僕は考えすぎなのかもしれないなぁ、と思う。ぼんやり病・・・そんな感じのを患っているんだろうか、とかそんな事を思う。
少し、気分が楽になった。
外に出ると静香がタクシー乗り場の前で待っているのを見つけた。正直、気まずいと感じる。今、一番会いたくなくて、今、一番身を任せてしまいたい人だから。
向こうも僕に気づいたのだろう。ゆっくりとした足取りでこちらに歩いてきた。
なんと話しかければいいのだろう、そんな事が気にかかる。普通でいいのに。
けれど、普通の状態でなんかいられない。相手は初恋の人だ。静香が近づいてくるにつれて呼吸が乱れ、心は落ち着きを無くし、目の前はぼやけてくる。
このまま話さずにやり過ごしたい。けれど、それは嫌だとも思っている。なんて矛盾。なんて馬鹿らしい。ほら、そんな事を考えてる間にもう目の前に彼女がいる。
こちらから声をかけてくるのを待っているのだろう。彼女はこちらを見つめて黙っている。こういうときに限って良い言葉が浮かんでこない。
「・・・行こうか。」
「うん。」
・・・それで会話は終了した。歩き出す二人。こちらとしては気まずいと感じてしまう。何か声をかければいいんだろうけど、話題が。
結局、口火を切ったのは彼女だった。
「お見舞い、行ってきたんだ?」
なんでもないような口調で彼女は聞いてきた。本当になんでもないのかもしれない。けれど、静香と美州穂が喧嘩をしたことがあるという事実をしっている自分としては、なんというか。かんというか。
「あ、ああ。行ってきた。なんていうか、日常の一部だから。」
なんでもないことのように僕は答えた。。
「そうだね。ここ最近ずっと行ってるもんね。」
彼女の言い方に多少の刺を感じたのは気のせいだろう。多分。いや絶対。
「ずっとって、そんなに多いかなぁ。毎日行ってるわけじゃないし。」
極力、抑揚を抑えて僕は答えた。
「特別な関係じゃない限り、そんなに行かないものだよ。例えば夫婦とか、恋人とか。」
微妙に標準語には無いアクセントで、「夫婦」と「恋人」を言う静香を見ながら、僕は思った。

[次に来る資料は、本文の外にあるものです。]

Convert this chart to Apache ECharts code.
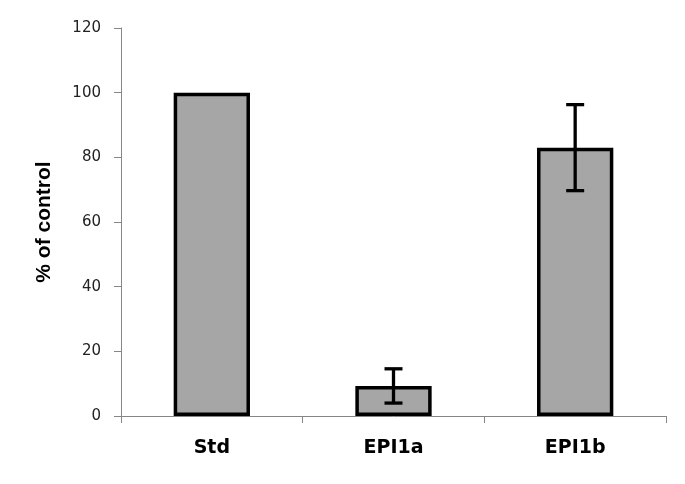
<!DOCTYPE html>
<html>
<head>
<meta charset="utf-8">
<script src="https://cdn.jsdelivr.net/npm/echarts@6/dist/echarts.min.js"></script>
<style>
  html, body { margin: 0; padding: 0; background: #fff; }
  #chart { width: 685px; height: 484px; }
</style>
</head>
<body>
<div id="chart"></div>
<script>
const categories = ['Std', 'EPI1a', 'EPI1b']
const means = [100, 9.3, 83]
const errors = [0, 5.3, 13.3]
const yTicks = { min: 0, max: 120, interval: 20 }

const chart = echarts.init(document.getElementById('chart'), null, { renderer: 'canvas' })

const errData = categories.map((c, i) => [i, means[i] - errors[i], means[i] + errors[i]])

const option = {
  backgroundColor: '#fff',
  animation: false,
  grid: { left: 121, right: 19, top: 28, bottom: 68 },
  xAxis: {
    type: 'category',
    data: categories,
    axisLine: { lineStyle: { color: '#868686', width: 1 } },
    axisTick: { show: true, length: 7, lineStyle: { color: '#868686' } },
    axisLabel: {
      margin: 23,
      fontFamily: 'DejaVu Sans',
      fontWeight: 'bold',
      fontSize: 19,
      color: '#000'
    }
  },
  yAxis: {
    type: 'value',
    min: yTicks.min,
    max: yTicks.max,
    interval: yTicks.interval,
    name: '% of control',
    nameLocation: 'middle',
    nameGap: 66,
    nameTextStyle: {
      fontFamily: 'Liberation Sans',
      fontWeight: 'bold',
      fontSize: 21,
      color: '#000'
    },
    splitLine: { show: false },
    axisLine: { show: true, lineStyle: { color: '#868686', width: 1 } },
    axisTick: { show: true, length: 7, lineStyle: { color: '#868686' } },
    axisLabel: {
      margin: 20,
      fontFamily: 'DejaVu Sans',
      fontSize: 15,
      color: '#222'
    }
  },
  series: [
    {
      type: 'bar',
      data: means,
      barWidth: '42%',
      itemStyle: { color: '#a6a6a6', borderColor: '#000', borderWidth: 3.5 }
    },
    {
      type: 'custom',
      data: errData,
      z: 5,
      renderItem: function (params, api) {
        const x = api.value(0)
        const lo = api.coord([x, api.value(1)])
        const hi = api.coord([x, api.value(2)])
        if (api.value(2) - api.value(1) <= 0) return null
        const cap = 9
        const style = { stroke: '#000', lineWidth: 3.3 }
        return {
          type: 'group',
          children: [
            { type: 'line', shape: { x1: lo[0], y1: lo[1], x2: hi[0], y2: hi[1] }, style },
            { type: 'line', shape: { x1: hi[0] - cap, y1: hi[1], x2: hi[0] + cap, y2: hi[1] }, style },
            { type: 'line', shape: { x1: lo[0] - cap, y1: lo[1], x2: lo[0] + cap, y2: lo[1] }, style }
          ]
        }
      }
    }
  ]
}

chart.setOption(option)
</script>
</body>
</html>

本当に僕と美州穂は付き合っていたんだろうか。彼女との関係。それは本当に恋人と言えるものだったのか?
今思えば、彼女との付き合い方は、恋人づきあいとは少し違うものだった感じがする。勿論、僕自身の恋愛経験なんて、2桁にも届かない。中途半端なものだ。けれど、あれは恋人というか、どちらかと言えば、夫婦に近い関係だった気がする。
それはおかしい。夫婦の方が愛し合ってるって言えるじゃないか。そう言う人もいるだろう。でも、それは本当に事実だろうか?自分たちの親を見て欲しい。その関わり合いから愛を感じることはあるだろうか?確かに、二人とも愛し合ってはいるのかもしれない。けれど、二人の日常の関係の中から見出せるのはどちらかといえば、信頼だ。
信頼。それが愛ゆえの信頼か、それとも長年の付き合いによる信頼なのかでその属性は多少異なってくる。前者は「絆」で、後者は「惰性」だ。
そして、僕たちの関係は後者にあたる。知り合ってから、まだ一年も経っていないにもかかわらずだ。
理由は分からない。ただ、始まった当初から僕たちの関係はそんな感じだった。必要の無い会話。必要の無い触れ合いというものが思い返せるくらいの数しかない。
だから、今、こうやって静香の刺のある言葉を聞いている今のほうが、愛情のようなものを感じてしまう。
「そうなの?だったら静香が入院したときは毎日来なきゃいけないな。」
少しだけくさいせりふを言ってみる。
「エ?ああ、そうだね。うん。そうしてくれると嬉しい。」
日頃、こういうせりふを言ってないせいだろう。彼女は面白いくらいの慌てぶり見せたを後、すたすたと歩いて一時停止、くるっと振り返った後、
「早く行こう!お腹すいたからどこか食べに行こうよ!」
なんて、綺麗な笑顔を見せて笑った。
それを見て、思わずこちらも笑顔になる。
「ああ!でも今日は金ないから、静香のおごりで〜!」
僕は言い返した。
「だったら、どこでもいいからおごれ〜!」
彼女も負けじと対抗してくる。なんだか嬉しくなって、少し走って静香のとこまで行くと、さっと彼女の右手をつかんだ。彼女を引っ張って歩いていく。静香は少しだけ驚いたようっだったけど、それを顔にはださずに、今度は彼女から引っ張ってきた。
少し、早歩きで病院を出て行く。けれど、その途中で一度、病院を振り返った。心の中で問う。
美州穂。僕は君とこうありたかった。君は僕とどうありたかったんだ?
そして、もう一度振り返る様な事はせずに、ほとんど駆け足な静香と、まだぎりぎり早足の僕は病院を後にした。